Philip Senatra is 94 years old. And yes, he says he's related to Frank Sinatra.
"Singing, I was always singing," Senatra said. "I was a young kid and I was singing all the time."
When he was in sixth grade, he sang on the Cousin Peggy Program radio show. In junior high and high school, he sang in the Glee Club, before joining the Army where he and his friends formed a quartet. He also sang in his church choir.
When he got married and had kids, Senatra took a break from singing. Once his six kids were grown, he rejoined the church choir.
But when his wife died, he took another break.
"I was singing Frank Sinatra songs to her the night before she passed," Senatra said. "I always thought in my mind, I hope she heard me. And I'm sure she did."
A karaoke performance of Perry Como's "And I Love You So" at an ice cream parlor while visiting his son in Florida, inspired the rest.
"I just started doing songs just by myself for my pleasure," Senatra said. "And then I would play it to somebody else and he said, 'That's great.' He said he wanted more."

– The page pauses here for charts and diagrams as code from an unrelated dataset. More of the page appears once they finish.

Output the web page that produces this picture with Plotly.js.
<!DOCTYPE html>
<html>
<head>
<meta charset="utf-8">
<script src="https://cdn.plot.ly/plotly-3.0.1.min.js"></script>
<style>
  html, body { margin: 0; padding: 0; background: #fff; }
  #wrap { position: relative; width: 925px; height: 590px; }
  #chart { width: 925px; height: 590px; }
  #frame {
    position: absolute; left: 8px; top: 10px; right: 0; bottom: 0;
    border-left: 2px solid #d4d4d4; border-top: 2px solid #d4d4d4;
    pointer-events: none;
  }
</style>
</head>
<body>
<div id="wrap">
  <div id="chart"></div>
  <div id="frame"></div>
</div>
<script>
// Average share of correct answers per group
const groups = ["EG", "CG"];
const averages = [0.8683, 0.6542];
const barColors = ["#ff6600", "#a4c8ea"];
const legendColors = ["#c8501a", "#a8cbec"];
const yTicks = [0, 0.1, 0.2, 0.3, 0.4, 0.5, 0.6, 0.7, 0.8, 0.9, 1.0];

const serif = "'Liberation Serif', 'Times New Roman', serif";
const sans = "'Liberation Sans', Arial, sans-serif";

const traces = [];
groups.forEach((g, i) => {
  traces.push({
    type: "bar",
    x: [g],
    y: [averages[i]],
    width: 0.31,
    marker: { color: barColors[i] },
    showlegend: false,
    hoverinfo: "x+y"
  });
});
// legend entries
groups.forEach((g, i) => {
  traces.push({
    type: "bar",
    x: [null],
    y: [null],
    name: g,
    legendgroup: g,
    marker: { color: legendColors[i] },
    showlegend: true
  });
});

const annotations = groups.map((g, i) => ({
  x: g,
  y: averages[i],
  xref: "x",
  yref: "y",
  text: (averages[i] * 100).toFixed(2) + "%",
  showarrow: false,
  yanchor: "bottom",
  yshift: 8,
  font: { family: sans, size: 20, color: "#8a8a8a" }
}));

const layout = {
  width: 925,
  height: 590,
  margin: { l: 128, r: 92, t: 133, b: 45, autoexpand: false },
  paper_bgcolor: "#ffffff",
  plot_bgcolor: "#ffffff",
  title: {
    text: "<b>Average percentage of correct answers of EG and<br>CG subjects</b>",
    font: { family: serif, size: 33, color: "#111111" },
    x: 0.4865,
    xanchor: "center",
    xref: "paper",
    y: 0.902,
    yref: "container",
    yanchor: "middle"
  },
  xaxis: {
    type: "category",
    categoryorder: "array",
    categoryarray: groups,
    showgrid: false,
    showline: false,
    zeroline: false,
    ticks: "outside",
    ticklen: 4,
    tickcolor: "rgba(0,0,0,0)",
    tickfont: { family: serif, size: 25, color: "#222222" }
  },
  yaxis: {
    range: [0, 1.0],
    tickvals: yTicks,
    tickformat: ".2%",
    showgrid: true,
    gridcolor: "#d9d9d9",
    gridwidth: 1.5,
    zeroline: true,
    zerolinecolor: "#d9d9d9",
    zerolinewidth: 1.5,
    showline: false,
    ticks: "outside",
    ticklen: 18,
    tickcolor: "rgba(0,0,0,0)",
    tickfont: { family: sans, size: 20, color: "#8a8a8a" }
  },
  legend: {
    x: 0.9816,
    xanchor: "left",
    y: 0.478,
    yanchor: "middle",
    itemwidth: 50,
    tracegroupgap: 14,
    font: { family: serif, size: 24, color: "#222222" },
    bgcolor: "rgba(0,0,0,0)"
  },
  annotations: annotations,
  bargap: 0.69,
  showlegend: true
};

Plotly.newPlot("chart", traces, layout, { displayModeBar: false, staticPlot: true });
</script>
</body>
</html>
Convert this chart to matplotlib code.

Senatra started recording covers of his favorite songs on his computer and phone. Today, he has 270 songs on his phone, and he said that each one will take him a couple of hours to perfect and record.
His grandson, News 8's Sports Kory Kuffler burns the songs onto CDs for Senatra to hand out to his friends and family.

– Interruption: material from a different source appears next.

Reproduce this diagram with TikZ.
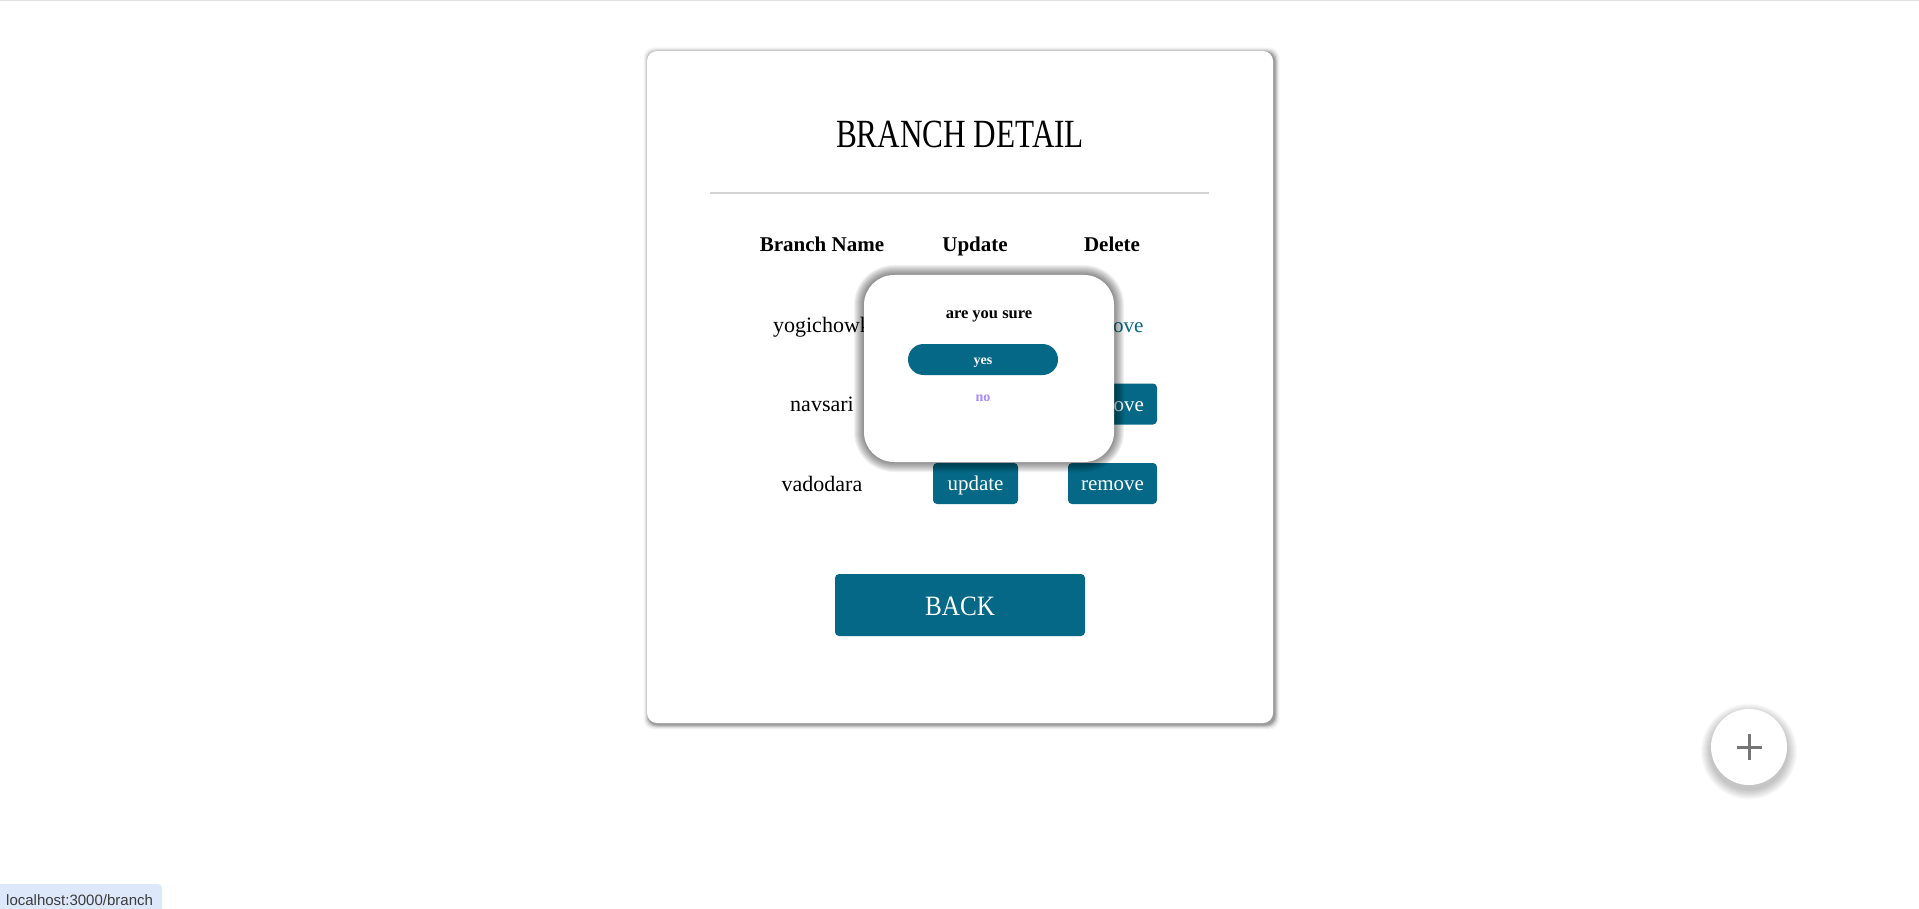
\documentclass[tikz,border=0pt]{standalone}
\usepackage{fontspec}
\usepackage{graphicx}
\setmainfont{Liberation Serif}
\newfontfamily\uifont{Liberation Sans}
\definecolor{btnteal}{RGB}{4,104,134}
\definecolor{nopurple}{RGB}{167,139,250}
\definecolor{hrgray}{RGB}{212,212,212}
\definecolor{topgray}{RGB}{225,225,225}
\definecolor{statusbg}{RGB}{221,232,250}
\definecolor{statustext}{RGB}{60,60,60}
\definecolor{plusgray}{RGB}{118,118,118}
\tikzset{
  txt/.style={anchor=base, inner sep=0pt},
  rowtxt/.style={txt, font=\fontsize{22}{26}\selectfont},
  headtxt/.style={txt, font=\fontsize{21}{25}\selectfont\bfseries},
  btn/.style={fill=btnteal, text=white, rounded corners=4pt, inner sep=0pt,
    font=\fontsize{21}{25}\selectfont, text height=14pt, text depth=0pt, minimum height=41pt},
}
\begin{document}
\begin{tikzpicture}[x=1pt,y=-1pt]
\useasboundingbox (0,0) rectangle (1919,909);
\fill[white] (0,0) rectangle (1919,909);
\draw[topgray, line width=1.5pt] (0,0.75) -- (1919,0.75);

% card shadow and card
\foreach \e/\o in {1/0.16,2/0.12,3/0.08,4/0.05,5/0.03}
  \fill[black, opacity=\o, rounded corners=10pt] ({647-\e+1.5},{51-\e+1.5}) rectangle ({1273+\e+1.5},{723+\e+1.5});
\fill[white, rounded corners=10pt] (647,51) rectangle (1273,723);

% title and rule
\node[txt, font=\fontsize{40}{48}\selectfont] (title) at (960,148) {\scalebox{0.78}[1]{BRANCH DETAIL}};
\coordinate (hrL) at (710,193);
\coordinate (hrR) at (1209,193);
\draw[hrgray, line width=1.2pt] (hrL) -- (hrR);

% headers
\node[headtxt] (hname) at (822,252) {Branch Name};
\node[headtxt] (hupd) at (975,252) {Update};
\node[headtxt] (hdel) at (1112,252) {Delete};

% rows
\node[rowtxt] (r1) at (822,332) {yogichowk};
\node[rowtxt, text=btnteal, font=\fontsize{21}{25}\selectfont] (rm1) at (1112,332) {remove};
\node[rowtxt] (r2) at (822,411) {navsari};
\node[btn, minimum width=89pt] (rm2) at (1112.5,404) {remove};
\node[rowtxt] (r3) at (822,491) {vadodara};
\node[btn, minimum width=85pt] (up3) at (975.5,483.5) {update};
\node[btn, minimum width=89pt] (rm3) at (1112.5,483.5) {remove};

% back button
\node[btn, minimum width=250pt, minimum height=62pt, text height=20pt,
  font=\fontsize{28}{32}\selectfont] (back) at (960,605) {\scalebox{0.9}[1]{BACK}};

% modal
\foreach \e in {1,...,10}{
  \pgfmathsetmacro\rr{30+\e}
  \fill[black, opacity=0.05, rounded corners=\rr pt] ({864-\e},{275-\e}) rectangle ({1114+\e},{462+\e});
}
\fill[white, rounded corners=30pt] (864,275) rectangle (1114,462);
\node[txt, font=\fontsize{16.5}{20}\selectfont\bfseries] (sure) at (989,318) {are you sure};
\node[fill=btnteal, text=white, rounded corners=15.5pt, inner sep=0pt, minimum width=150pt,
  minimum height=31pt, text height=9pt, text depth=0pt,
  font=\fontsize{14}{17}\selectfont\bfseries] (yes) at (983,359.5) {yes};
\node[txt, text=nopurple, font=\fontsize{14}{17}\selectfont\bfseries] (no) at (983,401) {no};

% floating add button
\foreach \e in {1,...,10}{
  \fill[black, opacity=0.025] (1749,{751.5}) circle ({38+\e});
}
\node[circle, fill=white, minimum size=76pt, inner sep=0pt] (fab) at (1749,747) {};
\draw[plusgray, line width=3pt] ([xshift=-12.5pt]fab.center) -- ([xshift=12.5pt]fab.center);
\draw[plusgray, line width=3pt] ([yshift=-13pt]fab.center) -- ([yshift=13pt]fab.center);

% status bar
\fill[statusbg, rounded corners=4pt] (-10,884) rectangle (162,920);
\node[txt, anchor=base west, text=statustext, font=\uifont\fontsize{15}{18}\selectfont] (status) at (6,905) {localhost:3000/branch};
\end{tikzpicture}
\end{document}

"Christmastime he hands them out to everybody," his oldest daughter Susan Denys said. "I like to see him happy and doing that. He's very good at it."

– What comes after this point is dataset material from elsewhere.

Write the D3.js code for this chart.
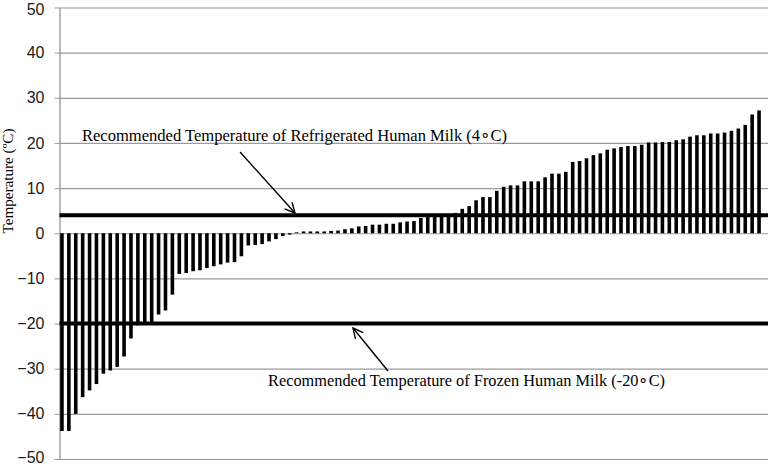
<!DOCTYPE html>
<html>
<head>
<meta charset="utf-8">
<script src="https://cdn.jsdelivr.net/npm/d3@7"></script>
<style>
  body { margin: 0; background: #fff; }
  .tick text { font-family: "Liberation Sans", Arial, sans-serif; font-size: 16px; fill: #1a1a1a; }
  .note { font-family: "Liberation Serif", "Times New Roman", serif; font-size: 16px; fill: #000; }
</style>
</head>
<body>
<svg class="TempChart" width="772" height="466"></svg>
<script>
// temperature of each sample, sorted low to high
const temps = [
  -43.8, -43.8, -40.0, -36.3, -34.8, -33.4, -31.1, -30.4, -29.6, -27.3,
  -23.3, -20.4, -20.1, -19.8, -18.0, -17.1, -13.6, -9.0, -8.8, -8.4,
  -8.2, -7.7, -7.3, -6.9, -6.5, -6.4, -5.1, -2.7, -2.6, -2.4,
  -1.8, -1.3, -0.6, -0.3, 0.2, 0.4, 0.4, 0.4, 0.4, 0.5,
  0.6, 0.9, 1.1, 1.5, 1.6, 1.9, 1.9, 2.1, 2.1, 2.4,
  2.6, 2.7, 3.4, 3.6, 3.8, 3.9, 4.3, 4.5, 5.4, 6.0,
  7.3, 8.0, 8.0, 9.4, 10.3, 10.6, 10.6, 11.5, 11.5, 11.5,
  12.4, 13.2, 13.2, 13.6, 15.8, 16.0, 16.6, 17.3, 17.7, 18.5,
  18.8, 19.1, 19.3, 19.3, 19.6, 20.1, 20.1, 20.2, 20.2, 20.6,
  20.8, 21.4, 21.7, 21.7, 22.1, 22.1, 22.3, 22.7, 23.2, 24.0,
  26.3, 27.2
];
const samples = temps.map((t, i) => i + 1);
const yTicks = [-50, -40, -30, -20, -10, 0, 10, 20, 30, 40, 50];
const refLines = [
  { value: 4, label: "Recommended Temperature of Refrigerated Human Milk (4\u2218C)" },
  { value: -20, label: "Recommended Temperature of Frozen Human Milk (-20\u2218C)" }
];
const yTitle = "Temperature (\u00baC)";

const plot = { left: 59.5, right: 768, top: 7.5, bottom: 459 };
const svg = d3.select('.TempChart');

const xScale = d3.scaleBand()
    .domain(samples)
    .range([58.5, 762.5])
    .paddingInner(0.48)
    .paddingOuter(0.24);

const yScale = d3.scaleLinear()
    .domain([-50, 50])
    .range([plot.bottom, plot.top]);

// grid lines
svg.append('g')
    .attr('class', 'grid')
    .attr('transform', `translate(${plot.left},0)`)
    .call(d3.axisLeft(yScale)
        .tickValues(yTicks)
        .tickSize(-(plot.right - plot.left))
        .tickFormat('')
    )
    .call(g => g.select('.domain').remove())
    .call(g => g.selectAll('line').attr('stroke', '#9a9a9a').attr('stroke-width', 1.2));

// y axis with small outer ticks
svg.append('g')
    .attr('class', 'y-axis')
    .attr('transform', `translate(${plot.left},0)`)
    .call(d3.axisLeft(yScale)
        .tickValues(yTicks)
        .tickSize(5)
        .tickSizeOuter(0)
        .tickPadding(10)
    )
    .call(g => g.select('.domain').attr('stroke', '#8a8a8a').attr('stroke-width', 1.2))
    .call(g => g.selectAll('.tick line').attr('stroke', '#9a9a9a'))
    .call(g => g.selectAll('.tick text')
        .attr('dy', d => d === 50 ? '0.45em' : (d === -50 ? '0.2em' : '0.32em')));

// bars
svg.append('g')
    .selectAll('rect')
    .data(temps)
    .enter()
    .append('rect')
    .attr('x', (d, i) => xScale(samples[i]))
    .attr('width', xScale.bandwidth())
    .attr('y', d => yScale(Math.max(0, d)))
    .attr('height', d => Math.abs(yScale(d) - yScale(0)))
    .attr('fill', '#000');

// recommended temperature lines
svg.append('g')
    .selectAll('line')
    .data(refLines)
    .enter()
    .append('line')
    .attr('x1', plot.left)
    .attr('x2', plot.right)
    .attr('y1', d => yScale(d.value))
    .attr('y2', d => yScale(d.value))
    .attr('stroke', '#000')
    .attr('stroke-width', 4);

// arrow marker
svg.append('defs').append('marker')
    .attr('id', 'arrow')
    .attr('viewBox', '0 0 12 12')
    .attr('refX', 11)
    .attr('refY', 6)
    .attr('markerWidth', 12)
    .attr('markerHeight', 12)
    .attr('markerUnits', 'userSpaceOnUse')
    .attr('orient', 'auto')
    .append('path')
    .attr('d', 'M1,1 L11,6 L1,11')
    .attr('fill', 'none')
    .attr('stroke', '#000')
    .attr('stroke-width', 1.4);

// annotations
const notes = [
  { text: refLines[0].label, x: 82, y: 141, len: 425, ax1: 240, ay1: 152, ax2: 295, ay2: 213 },
  { text: refLines[1].label, x: 268, y: 386, len: 397, ax1: 388, ay1: 371, ax2: 353, ay2: 328 }
];

svg.selectAll('.note')
    .data(notes)
    .enter()
    .append('text')
    .attr('class', 'note')
    .attr('x', d => d.x)
    .attr('y', d => d.y)
    .attr('textLength', d => d.len)
    .attr('lengthAdjust', 'spacingAndGlyphs')
    .text(d => d.text);

svg.selectAll('.arrow')
    .data(notes)
    .enter()
    .append('line')
    .attr('class', 'arrow')
    .attr('x1', d => d.ax1)
    .attr('y1', d => d.ay1)
    .attr('x2', d => d.ax2)
    .attr('y2', d => d.ay2)
    .attr('stroke', '#000')
    .attr('stroke-width', 1.4)
    .attr('marker-end', 'url(#arrow)');

// y axis title
svg.append('text')
    .attr('class', 'note')
    .attr('transform', `translate(13, 181) rotate(-90)`)
    .attr('text-anchor', 'middle')
    .attr('textLength', 105)
    .attr('lengthAdjust', 'spacingAndGlyphs')
    .style('font-size', '15px')
    .text(yTitle);
</script>
</body>
</html>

Thursday night, Senatra chose 18 of his songs to play for a crowd at Silvis' Railroad Park and Gazebo. He wasn't able to do it karaoke style; instead playing the recordings off his phone, but at times you could spot him singing along.
It's a musical memory he wants to pass on to his 12 grandchildren and 15 great-grandchildren.
"I wanted to pass on the songs to my younger generation," he said. "So I, I hope they enjoy them when I'm gone."